No claiming planned design as implemented.
No new dependencies without justification.

These rules are enforced by code review, CI quality gates, and the test suite. The AI tooling is configured to operate within these same rules — it does not lower the bar.

How a request flows¶

flowchart TD
    U[Developer request] --> A{Activation tier}
    A -->|Always-on| R1[copilot-instructions.md\nproject-wide rules]
    A -->|Auto-attached| R2["*.instructions.md\nscoped by file path"]
    A -->|On-demand| R3[/prompts, skills, agents/]
    A -->|Deterministic| R4[hooks\ntool lifecycle]
    R1 --> M[Model proposes change]
    R2 --> M
    R3 --> M
    R4 --> M
    M --> H[Human review\n+ tests + DVC + MLflow]
    H --> C[Commit]

The four activation tiers work like IDE autocomplete vs. command palette vs. CI hooks — just applied to an agent.
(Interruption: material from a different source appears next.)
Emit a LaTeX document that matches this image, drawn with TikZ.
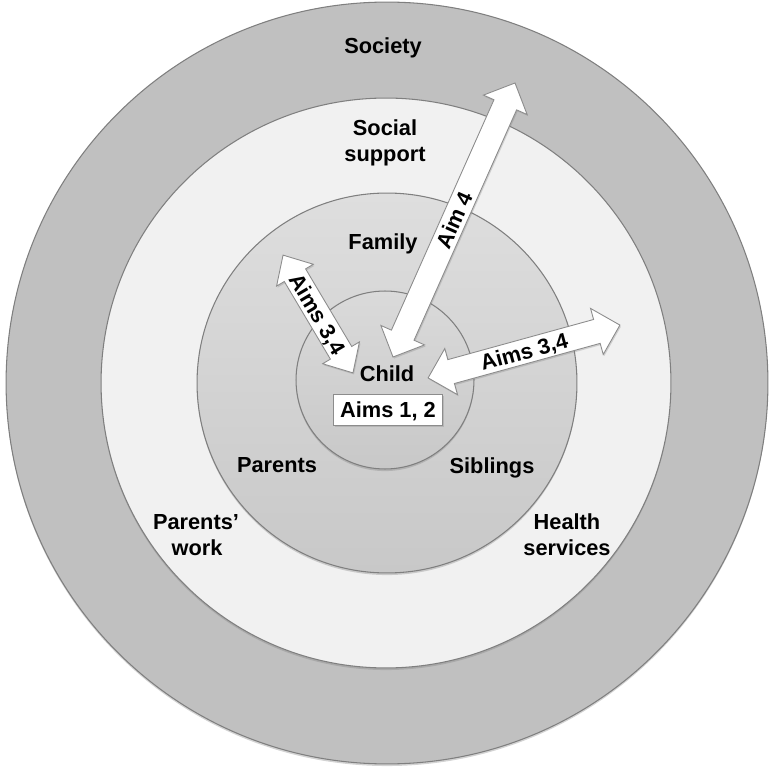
\documentclass[tikz,border=0pt]{standalone}
\usepackage{fontspec}
\setmainfont{Liberation Sans}
\usetikzlibrary{shapes.arrows,shadows}
\definecolor{ringline}{HTML}{7F7F7F}
\definecolor{arrowline}{HTML}{8C8C8C}
\definecolor{outerfill}{HTML}{C0C0C0}
\definecolor{socialfill}{HTML}{F1F1F1}
\definecolor{famtop}{HTML}{DEDEDE}
\definecolor{fambot}{HTML}{C8C8C8}
\definecolor{childtop}{HTML}{DADADA}
\definecolor{childbot}{HTML}{C8C8C8}
\begin{document}
\begin{tikzpicture}[x=0.02cm,y=0.02cm,
  ring/.style={circle, draw=ringline, line width=0.6pt, inner sep=0pt,
    drop shadow={shadow xshift=0pt, shadow yshift=-1.2pt, opacity=0.35}},
  lbl/.style={font=\fontsize{12.4}{14.7}\selectfont\bfseries, inner sep=0pt, anchor=base},
  barrow/.style={double arrow, draw=arrowline, fill=white, line width=0.5pt,
    font=\fontsize{12.4}{14.7}\selectfont\bfseries, text height=8.9pt, text depth=0pt,
    inner xsep=2pt, inner ysep=2.35pt, double arrow head extend=0.23cm,
    double arrow tip angle=90,
    drop shadow={shadow xshift=0.6pt, shadow yshift=-0.9pt, opacity=0.3}},
  aimbox/.style={draw=arrowline, fill=white, line width=0.5pt,
    font=\fontsize{12.4}{14.7}\selectfont\bfseries, text height=8.9pt, text depth=0pt,
    minimum width=2.18cm, minimum height=0.62cm, inner sep=0pt,
    drop shadow={shadow xshift=0.8pt, shadow yshift=-1pt, opacity=0.3}}
]
\useasboundingbox (0,0) rectangle (774,-773);
% rings
\node[ring, fill=outerfill, minimum size=15.24cm] (society) at (387,-383) {};
\node[ring, fill=socialfill, minimum size=11.40cm] (social) at (386,-383) {};
\node[ring, top color=famtop, bottom color=fambot, minimum size=7.6cm] (family) at (387,-383) {};
\node[ring, top color=childtop, bottom color=childbot, minimum size=3.56cm] (child) at (385,-380) {};
% arrows
\node[barrow, rotate=-59.3, minimum height=2.74cm, double arrow head extend=0.18cm,
  double arrow tip angle=85] (a34l) at (318,-314) {Aims 3,4};
\node[barrow, rotate=66.0, minimum height=6.0cm] (a4) at (454,-220) {Aim 4};
\node[barrow, rotate=15.4, minimum height=3.98cm] (a34r) at (524,-351.5) {Aims 3,4};
% labels
\node[lbl] (tsociety) at (383,-54) {Society};
\node[lbl] (tsocial1) at (385,-136) {Social};
\node[lbl] (tsocial2) at (385,-162) {support};
\node[lbl] (tfamily) at (383,-250) {Family};
\node[lbl] (tchild) at (387,-381.7) {Child};
\node[aimbox] (aims12) at (388,-409.5) {Aims 1, 2};
\node[lbl] (tparents) at (277,-472.5) {Parents};
\node[lbl] (tsiblings) at (492,-473) {Siblings};
\node[lbl] (tpw1) at (196,-529) {Parents’};
\node[lbl] (tpw2) at (197,-555) {work};
\node[lbl] (ths1) at (567,-529) {Health};
\node[lbl] (ths2) at (567,-555) {services};
\end{tikzpicture}
\end{document}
Full mechanics: .github/AGENT_CUSTOMIZATION.md.

What AI tooling is used for¶

Workflow	What the AI does	Human still does
New feature / endpoint	Scaffolds boilerplate, checks for boundary violations	Reviews, runs tests, verifies contracts
Refactoring	Proposes change with scope limit	Approves scope, checks no hidden side effects
Test coverage	Identifies gaps, generates property tests	Reviews invariants, runs in CI
Architecture review	Checks against documented boundaries and contracts	Decides on design changes
Audit cycle	Runs `audit-system` skill, generates report	Reviews findings, creates prioritized plan
Documentation	Generates drafts from code and specs	Verifies accuracy, removes speculation
Debug a test failure	Traces failure to root cause	Decides on fix

The principle: AI accelerates the typing; the engineering discipline comes from the project rules.

Real productivity examples¶

A new DVC pipeline stage (e.g., add_feature_group) takes ~20 minutes with AI scaffolding vs. ~90 minutes from scratch. The AI fills in boilerplate; the human designs the contract.
System-wide audit cycles (finding docs vs. code contradictions, status mismatches) that would take a full day manually are reduced to a 30-minute structured session using the audit-system skill.
Generating property tests for the leakage invariant took one iteration with AI vs. multiple hours of manual research into hypothesis strategies.

AI validation rules¶

Every non-trivial AI-assisted change must satisfy:

pytest tests/ -q passes with no new failures.
ruff check src/ passes (no lint regressions).
dvc repro still produces the same pipeline output (if pipeline-adjacent).
Documentation updated to match any behavior change.
No speculative or planned behavior described as implemented.

AI-generated code is never merged without these checks. The CI pipeline enforces most of them automatically.

Hard constraints enforced in every instruction file¶

Hydra / DVC / MLflow: configuration, pipeline, and tracking tools are mandatory, not optional.
Layer boundaries: src/data/, src/features/, src/models/, src/pipelines/, src/app/ are isolated.
No opportunistic refactor: AI changes only what the task requires. Unused cleanup is rejected.
Status honesty: every status claim must be backed by code or explicit task context.

Tooling inventory¶

Artifact	Count	Purpose
Always-on rules	1 file (`copilot-instructions.md`)	Project-wide guardrails
Scoped instruction files	9	Python, FastAPI, Airflow, MLflow, DVC, features, tests, docs, agent-customization
Subagents	2	Code reviewer (read-only), Docs agent (read-only)
Prompts	7	Add endpoint, add pipeline stage, add feature, register model, release checklist, debug test, sync docs
Skills	5	`audit-system`, `plan-test-coverage`, `error-analysis`, `dvc-pipeline-optimize`, `train-serve-skew-check`
Hooks	1 config	`pre-tool-checks.json`
MCP servers	2	`awesome-copilot-main` reference catalogue, `soccer-docs` filesystem
Audit cycles completed	5	2026-04-24, -04-26, -04-28, -04-30, -05-16

What’s in this section¶

Page	What it covers
Customization Layer	`.github/` contents: agents, instructions, prompts, skills, hooks. When each activates and how to invoke it.
Continuous System Audits	The `audit-system` skill and `reports/validation/` artifacts. How a system-wide health check is a reproducible procedure.
Iteration Plans	The `reports/planning/` artifacts: dated, phased plans generated and tracked with AI assistance.